CHICAGO -- The NCAA's Board of Directors gave July recruiting a one-year reprieve on Thursday. Rather than eliminating the July recruiting period, as recommended by the Collegiate Commissioners Association last week, the NCAA decided to commission a one-year study to determine the various pros and cons associated with summer recruiting.
The reason for July's stay of execution? As our own Dave Telep wrote last week, the majority of college programs -- coaches especially -- dislike the idea. Most believe, as Telep wrote, that the rule's potential damage to coaches' scouting abilities outweighs the rule's ability to limit the influence of AAU power brokers, who thrive in July.
Around the same time the NCAA was making their announcement, nearly all of the Big Ten's coaches were fielding questions about the July recruiting period. If there's one thing coaches could agree on in regards to recruiting, it probably came from Michigan State's Tom Izzo.
"Recruiting's the hardest part of our job," Izzo said. "When you go all year long and you get a little bit of time -- and it's the nicest time of the year -- and you're gone almost the entire month, I think that makes it difficult."
Izzo wasn't exactly for or against the July recruiting period, though he did seem rather fond of the idea of getting some extra summer sun. (The Upper Peninsula is beautiful in July, right?) Izzo also made a salient version of the "everyone-plays-with-the-same-ball" line you might hear when someone complains about a basketball at pickup games: If everyone has to follow the same set of rules, they're probably going to get the same kind of kids, whether or not the July evaluation period exists.
More than anything, though, the Michigan State coach was worried about whether AAU summer hoops forces kids to play too many games as their bodies are still developing.
"I'd like to see a study on whether it's affecting our kids when they get in college," Izzo said. "Not only on the energy level and the passion for the game, but on whether or not we're wearing them out too early like sports sometimes do.
"I don't think we're looking at that angle," Izzo said. "Everybody says they'll continue to play. But, boy, if you had a son or a daughter and they're gone for what seems to be like two months of the summer for all these different camps, and you feel obligated to be at them, there is a wear-down factor."
As for the merits of the rule, Izzo's colleagues weren't convinced, though most admitted they didn't have an obvious solution to the agent-related problems the NCAA is trying to solve. A sampling of their thoughts:
Ohio State coach Thad Matta: "I don't know if I have a definitive answer. It's kind of like when everyone asks me about the one and done. I don't know what's right, what's wrong. I would think if they were to take July away or cut it back, hopefully they would give us the days throughout the course of the year. ... I understand where they're going. I think that agents -- that to me right now is the biggest thing that's going on. And I love what football is doing. They had a blowup and they took the bull by the horns, and they're getting this thing corrected. And the same thing that goes on in football goes on in basketball."
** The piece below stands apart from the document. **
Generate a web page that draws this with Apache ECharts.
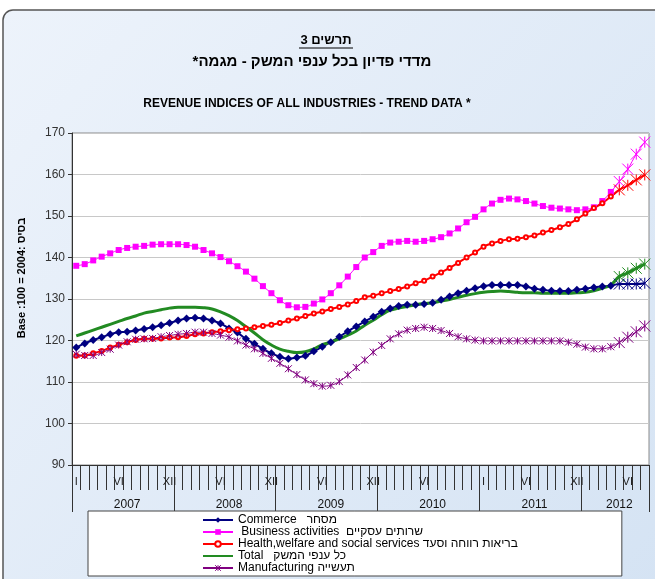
<!DOCTYPE html>
<html>
<head>
<meta charset="utf-8">
<script src="https://cdn.jsdelivr.net/npm/echarts@6/dist/echarts.min.js"></script>
<style>
  html, body { margin: 0; padding: 0; background: #fff; }
  #chart { width: 655px; height: 579px; }
</style>
</head>
<body>
<div id="chart"></div>
<script>
// ejes
const years = ['2007', '2008', '2009', '2010', '2011', '2012'];
const monthsInYear = [12, 12, 12, 12, 12, 8];
const monthLabels = [
  'I', '', '', '', '', 'VI', '', '', '', '', '', 'XII',
  '', '', '', '', '', 'VI', '', '', '', '', '', 'XII',
  '', '', '', '', '', 'VI', '', '', '', '', '', 'XII',
  '', '', '', '', '', 'VI', '', '', '', '', '', '',
  'I', '', '', '', '', 'VI', '', '', '', '', '', 'XII',
  '', '', '', '', '', 'VI', '', ''
];

// series (mensuales, ene 2007 - ago 2012)
const commerce = [
  118.3, 119.3, 120.1, 120.8, 121.5, 122.0, 122.1, 122.4, 122.8, 123.2, 123.7, 124.2,
  124.8, 125.3, 125.5, 125.3, 124.8, 124.1, 122.9, 121.9, 120.4, 119.2, 118.0, 116.9,
  116.1, 115.6, 115.9, 116.3, 117.4, 118.5, 119.6, 120.9, 122.2, 123.4, 124.6, 125.7,
  126.9, 127.7, 128.3, 128.6, 128.6, 128.8, 129.1, 129.8, 130.6, 131.4, 132.0, 132.6,
  133.1, 133.4, 133.4, 133.4, 133.4, 133.0, 132.5, 132.2, 132.0, 131.9, 131.9, 132.2,
  132.5, 132.8, 133.0, 133.2, 133.6, 133.6, 133.6, 133.8
];
const business = [
  138.0, 138.4, 139.3, 140.2, 141.0, 141.8, 142.3, 142.6, 142.8, 143.1, 143.2, 143.2,
  143.2, 143.0, 142.6, 141.8, 141.0, 140.1, 139.1, 137.9, 136.6, 134.9, 133.1, 131.4,
  129.7, 128.5, 128.0, 128.1, 128.9, 129.9, 131.4, 133.3, 135.4, 137.7, 140.0, 141.3,
  142.8, 143.6, 143.8, 144.0, 143.8, 144.0, 144.4, 144.9, 145.8, 147.0, 148.5, 149.8,
  151.6, 153.0, 153.9, 154.2, 154.0, 153.6, 153.0, 152.4, 152.0, 151.8, 151.6, 151.4,
  151.6, 152.1, 153.6, 155.8, 158.3, 161.3, 164.9, 167.8
];
const health = [
  116.3, 116.4, 116.9, 117.5, 118.3, 119.0, 119.6, 120.1, 120.4, 120.4, 120.5, 120.7,
  120.8, 121.1, 121.5, 121.7, 122.0, 122.2, 122.5, 122.7, 122.9, 123.2, 123.5, 123.8,
  124.2, 124.8, 125.3, 125.9, 126.5, 127.0, 127.6, 128.1, 128.7, 129.5, 130.4, 130.8,
  131.4, 131.9, 132.4, 133.0, 133.8, 134.4, 135.4, 136.4, 137.5, 138.7, 140.0, 141.2,
  142.6, 143.4, 144.0, 144.4, 144.5, 144.9, 145.3, 146.0, 146.6, 147.3, 148.1, 149.2,
  150.6, 151.9, 153.1, 154.7, 156.3, 157.4, 158.7, 159.9
];
const total = [
  121.1, 121.8, 122.5, 123.2, 123.9, 124.6, 125.3, 125.9, 126.6, 127.0, 127.4, 127.8,
  128.0, 128.0, 128.0, 127.9, 127.6, 126.9, 126.0, 124.8, 123.3, 121.8, 120.2, 118.9,
  117.9, 117.4, 117.1, 117.3, 118.0, 119.0, 119.6, 120.4, 121.3, 122.3, 123.7, 124.9,
  126.2, 127.3, 127.8, 128.2, 128.6, 128.9, 129.1, 129.5, 129.9, 130.4, 130.9, 131.3,
  131.6, 131.8, 131.9, 131.8, 131.6, 131.5, 131.5, 131.4, 131.4, 131.4, 131.4, 131.5,
  131.6, 132.0, 132.6, 133.4, 135.4, 136.3, 137.4, 138.4
];
const manufacturing = [
  116.7, 116.4, 116.4, 117.1, 117.9, 118.9, 119.7, 120.3, 120.4, 120.5, 120.9, 121.2,
  121.5, 121.7, 122.0, 122.0, 121.7, 121.3, 120.8, 119.9, 118.9, 118.0, 116.9, 115.7,
  114.5, 113.2, 111.8, 110.5, 109.6, 109.0, 109.2, 110.1, 111.7, 113.5, 115.3, 117.2,
  118.8, 120.4, 121.6, 122.5, 122.9, 123.2, 122.9, 122.4, 121.7, 120.9, 120.4, 120.1,
  119.9, 119.9, 119.9, 119.9, 119.9, 119.9, 119.9, 119.9, 119.9, 119.9, 119.6, 119.1,
  118.4, 118.0, 118.0, 118.5, 119.5, 120.8, 122.1, 123.5
];

const nombres = [
  'Commerce   מסחר',
  ' Business activities  שרותים עסקיים',
  'Health,welfare and social services בריאות רווחה וסעד',
  'Total   כל ענפי המשק',
  'Manufacturing תעשייה'
];

// categorias mensuales
const months = [];
const yearStart = [];
const yearMid = {};
years.forEach((y, k) => {
  yearStart.push(months.length);
  yearMid[months.length + Math.floor(monthsInYear[k] / 2)] = y;
  for (let m = 1; m <= monthsInYear[k]; m++) months.push(y + '-' + m);
});
yearStart.push(months.length);

const STAR = 'path://M0,0L10,10M10,0L0,10M5,0L5,10';
const ultimos = 64; // los ultimos meses se marcan con asterisco grande

function datos(valores, color) {
  return valores.map((v, i) => i < ultimos ? v : {
    value: v,
    symbol: STAR,
    symbolSize: 11,
    itemStyle: { color: 'none', borderColor: color, borderWidth: 1 }
  });
}

function serie(nombre, valores, color, extra) {
  return Object.assign({
    name: nombre,
    type: 'line',
    smooth: 0.4,
    data: datos(valores, color),
    lineStyle: { color: color, width: 2 },
    itemStyle: { color: color },
    emphasis: { disabled: true },
    z: 3
  }, extra);
}

const chart = echarts.init(document.getElementById('chart'), null, { renderer: 'canvas' });

const opciones = {
  backgroundColor: '#ffffff',
  animation: false,
  textStyle: { fontFamily: 'Arial, "Liberation Sans", sans-serif' },
  grid: {
    left: 72, right: 6, top: 133, bottom: 114,
    show: true, backgroundColor: '#ffffff', borderColor: '#8a8a8a', borderWidth: 1
  },
  graphic: [
    {
      type: 'rect', z: -10, silent: true,
      shape: { x: 3, y: 10, width: 700, height: 620, r: 10 },
      style: {
        fill: new echarts.graphic.LinearGradient(0, 0, 1, 1, [
          { offset: 0, color: '#edf3fb' },
          { offset: 1, color: '#d3e2f3' }
        ]),
        stroke: '#555', lineWidth: 1.5
      }
    },
    {
      type: 'text', x: 326, y: 40, z: 10,
      style: { text: '3 תרשים', font: 'bold 13px Arial', fill: '#000', align: 'center', verticalAlign: 'middle' }
    },
    {
      type: 'line', z: 10, silent: true,
      shape: { x1: 299, y1: 48, x2: 353, y2: 48 },
      style: { stroke: '#000', lineWidth: 1 }
    },
    {
      type: 'text', x: 312, y: 62, z: 10,
      style: { text: '*מדדי פדיון בכל ענפי המשק - מגמה', font: 'bold 15px Arial', fill: '#000', align: 'center', verticalAlign: 'middle' }
    },
    {
      type: 'text', x: 307, y: 104, z: 10,
      style: { text: 'REVENUE INDICES OF ALL INDUSTRIES - TREND DATA *', font: 'bold 12px Arial', fill: '#000', align: 'center', verticalAlign: 'middle' }
    },
    {
      type: 'text', x: 22, y: 278, z: 10, rotation: Math.PI / 2,
      style: { text: 'Base :100 = 2004: בסיס', font: 'bold 11px Arial', fill: '#000', align: 'center', verticalAlign: 'middle' }
    }
  ],
  legend: {
    orient: 'vertical',
    left: 88, top: 511,
    padding: [3, 104, 2, 114],
    itemWidth: 30, itemHeight: 7, itemGap: 0,
    backgroundColor: '#ffffff', borderColor: '#444', borderWidth: 1, borderRadius: 0,
    textStyle: { fontSize: 12, color: '#000', lineHeight: 10.5, fontFamily: 'Arial' },
    data: [
      nombres[0],
      nombres[1],
      { name: nombres[2], itemStyle: { color: '#ff0000', borderColor: '#ff0000' } },
      { name: nombres[3], itemStyle: { opacity: 0 } },
      { name: nombres[4], itemStyle: { color: 'none', borderColor: '#800080', borderWidth: 1 } }
    ]
  },
  xAxis: [
    {
      type: 'category', data: months, boundaryGap: true,
      axisLine: { show: true, lineStyle: { color: '#333' } },
      axisTick: { show: true, interval: 0, length: 25, lineStyle: { color: '#333' } },
      axisLabel: {
        interval: 0, margin: 11, fontSize: 11, color: '#222',
        formatter: (v, i) => monthLabels[i]
      },
      splitLine: { show: false }
    },
    {
      type: 'category', data: months, boundaryGap: true, position: 'bottom',
      axisLine: { show: false },
      axisTick: { show: true, interval: (i) => yearStart.includes(i), length: 47, lineStyle: { color: '#333' } },
      axisLabel: {
        interval: (i) => yearMid[i] !== undefined, margin: 34, fontSize: 12, color: '#111',
        formatter: (v, i) => yearMid[i] || ''
      },
      splitLine: { show: false }
    }
  ],
  yAxis: {
    type: 'value', min: 90, max: 170, interval: 10,
    axisLine: { show: true, lineStyle: { color: '#333' } },
    axisTick: { show: true, length: 4, lineStyle: { color: '#333' } },
    axisLabel: { fontSize: 12, color: '#333', margin: 7 },
    splitLine: { lineStyle: { color: '#c8c8c8' } }
  },
  series: [
    serie(nombres[0], commerce, '#000080', {
      symbol: 'diamond', symbolSize: 8
    }),
    serie(nombres[1], business, '#ff00ff', {
      symbol: 'rect', symbolSize: 6, lineStyle: { color: '#ff00ff', width: 1 }
    }),
    serie(nombres[2], health, '#ff0000', {
      symbol: 'emptyCircle', symbolSize: 4
    }),
    serie(nombres[3], total, '#228b22', {
      symbol: 'none', lineStyle: { color: '#228b22', width: 3 }
    }),
    serie(nombres[4], manufacturing, '#800080', {
      symbol: STAR, symbolSize: 7, lineStyle: { color: '#800080', width: 1 },
      itemStyle: { color: 'none', borderColor: '#800080', borderWidth: 1 }
    })
  ]
};

chart.setOption(opciones);
</script>
</body>
</html>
Northwestern coach Bill Carmody: "I'm not too sure what the alternative is. ... I think sometimes in the past with recruiting, there have been some knee-jerk reactions, and then a year later the rules changed. So I think people recognize there's a need to do something here. I just think more thought has to go into what's the best [solution], not just for our conference, but for college basketball. ... I think it's great that we're tossing it about, because certainly there are things about it that have to improve."
Wisconsin coach Bo Ryan: "For me, some of the best players that I've coached I saw during the July period, because I've coached at every different level. ... I think some coaches, they can just snap their fingers and get whoever they want. So they probably don't want to be out in July. I don't think you're ever going to eliminate third-party influences by saying you're not going to have July recruiting. I think whoever had that idea definitely hasn't been with us. ... There's stories both ways, I'm sure, but I like to stick with the basketball part of it and what it means to be able to see young men play rather than always talk about the negatives that might surround five kids. So I like July. I don't like it extended."
Illinois coach Bruce Weber: "I know it will be a hot topic over the next year, to see what happens with it. There's good and bad. The good is you obviously get to see a lot of kids at one time. The bad is I think sometimes the kids have too much basketball, too much travel, and it's hard on the coaches and players in a tough period. ... I've been doing it for 30-some years, and I've been out every summer. If it would change, it would be a big change for coaches, I know that."